İkisine de bayılırım…

Beni yakın tanıyanlar iki aşkımı da iyi bilirler.

Kahve içmeden sabah ritüelimi tamamlamış sayılmam. Gözlük ise vazgeçilmezim. Yıllar içinde göz numaralarım artıkça gözlük sayımda arttı. Renk renk… Numara Numara seç beğen al. Elton John gibiyim.

Anlıyacağınız eskimenin dayanılmaz keyfiyetini çıkaranlardanım …

Bana ne, diyorsunuz biliyorum.

Durun sabır…

Bir haber duydum ki, bu ikili bir araya gelmiş.

Nasıl mı?

Ukraynalı girişimci,  kahve telvesinden güneş gözlüğü yapmış. 

Güneş gözlüğünün çerçevesi telve halindeki kahve atıklarından ve keten bitkisinden yapılmakta hatta çerçeveyi kokladığınızda taze kahve kokusunu bile alabiliyormuşuz. Hammaddeler bitkisel yağ bazlı bir biyopolimer ile birbirine tutunmuş, hassas bir dijital makine ile preslenen gözlük, daha sonra kaliteli olması için el ile mükemmelleştirilmiş. 

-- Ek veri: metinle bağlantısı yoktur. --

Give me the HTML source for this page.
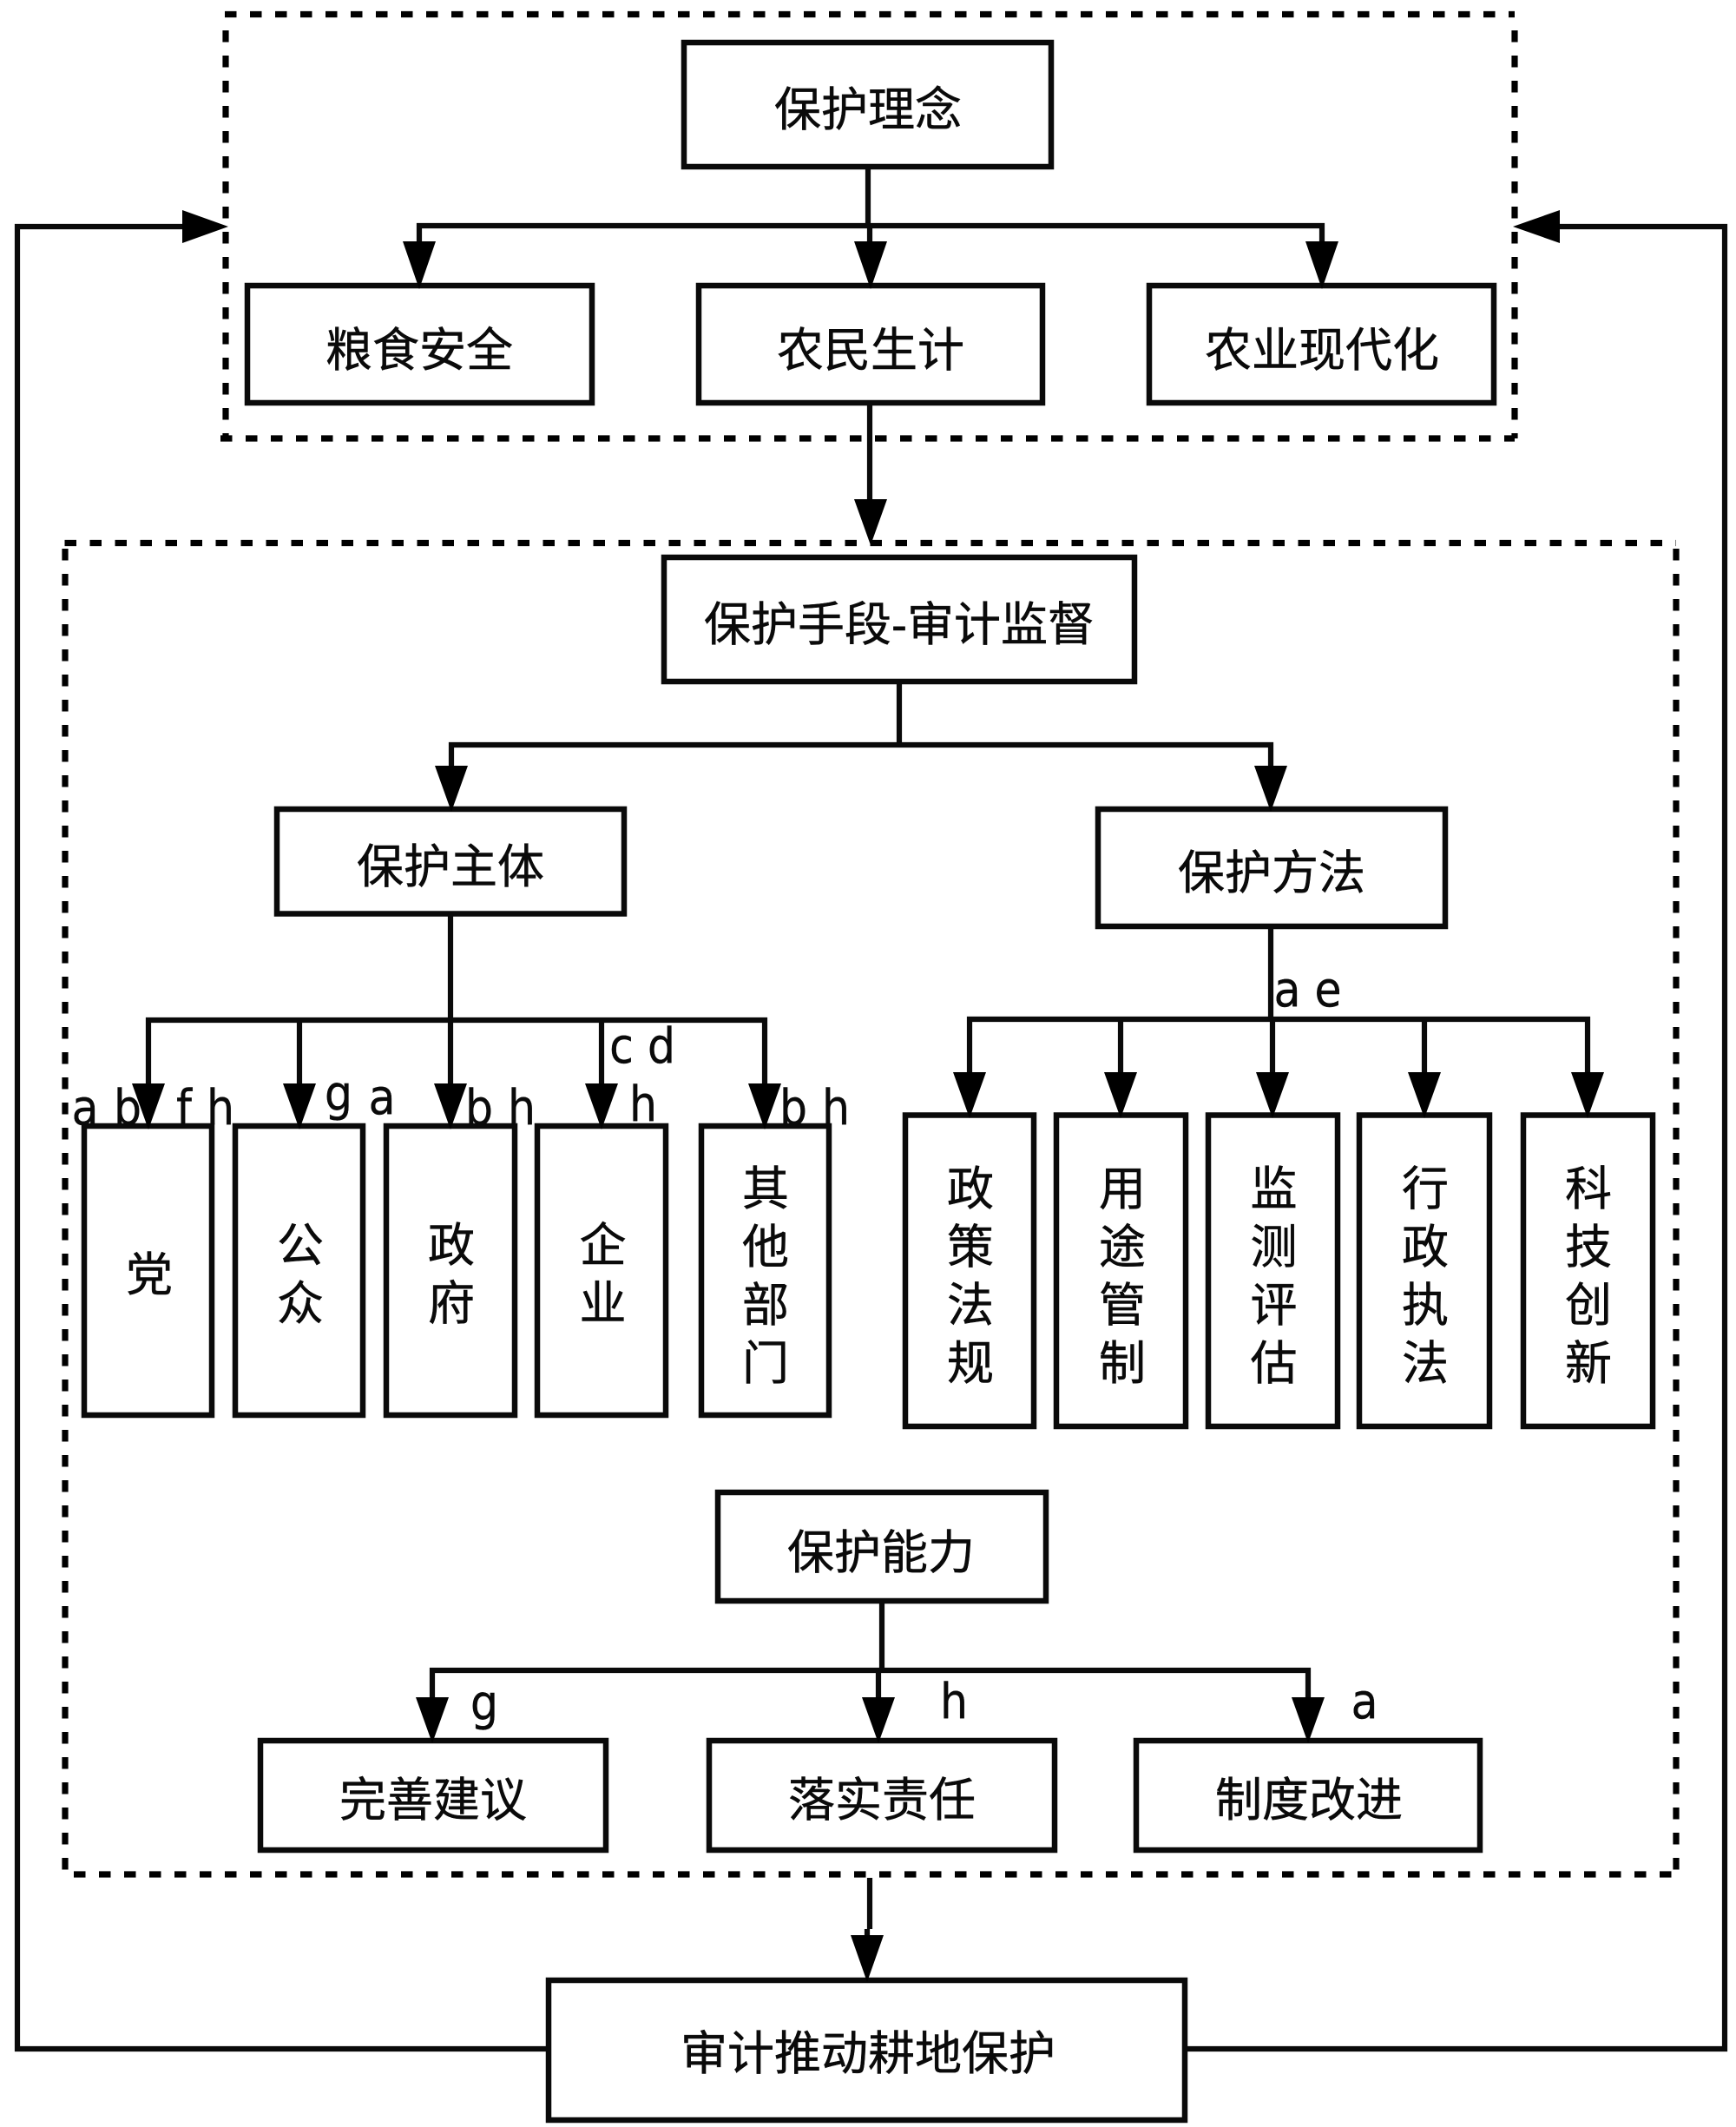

Sıradan plastik gözlüklere göre doğada yüz kat daha hızlı –suda, toprakta yaklaşık 10 yılda- bozunuyor. Camları biyobozunabilir özellikte olmasa da %100 geri dönüştürülerek yeniden kullanılabiliyormuş.

(Bu çevreyle dost gözlükler Avrupa ve Amerika’dan talep alıyor.) 

Dünyada hergün yaklaşık ikibuçuk milyon fincan kahve tüketiminde artan telveleri değerlendirme fikri çok akıllıca. Bu girişimci yakında fincan tabak çanak da üretirse hiç şaşmamalı.

Her gün mis gibi kahve kokusunu içinize çekebileceğiniz, hafif ve dayanıklı bir güneş gözlüğü acaba kahve krizimiz tutunca yenebilir mi?

İyi fikir.. 

Tam benlik.

***

Bir aykırılık örneği geldi aklıma; Stanley  Kubrick… 

Efsane, sıradışı, dahi ve takıntılı yönetmen. Hatta bazılarının tam bir arıza dediği… Evinin kapısını çalan insanlara kapıyı açmadan ‘Maalesef Stanley evde değil.’ diyen biri.

Filmin setindeki sert davranışları birçok oyuncunun ve çalışanın korkulu rüyası olabilen yönetmen.

Değişik takıntıları, seçimleri, ünü yayılmış cins sözleri var. Mesela; Filmleri çekerken film hakkında hiç konuşmaz, film bitince de asla seyretmezmiş.

Cinnet filmi 5 yıl, Full Metal Jacket 7 yıl, Gözü Tamamen Kapalı ise 12 yıl sürmüş- Kubrick istediği etkiyi alamadığı için T. Cruise birkaç saniyelik bir sahne için, 95 kere aynı kapıdan geçmiş- Yarım asırlık yönetmenlik hayatında sadece 16 film çekebilmesi normal görünüyor değil mi?

Adam gerçekten tuhaf sebep sonuç sergileyip izleyenleri şaşırtıyor. Mizah-Korku, nefret acıma hissi ustaca içiçedir. Ancak onun filmlerinde yakalarsınız bu şaşırtmacalara.

İronileri de vardır. Bir filminde, Suç işleyen çete, hemen öncesinde süt içer mesela…

Tüm bunları mutlak yaşadığı ve benimsediği sözlerinde yansıtır. 

İtici bakış açısını seviyorum.

‘Suçlulara ve sanatçılara karşı garip bir zaafım var-- her ikiside hayatı olduğu gibi kabul etmiyor.’

Galiba, reddetmek sıradanlığı yok ediyor. Ne dersiniz?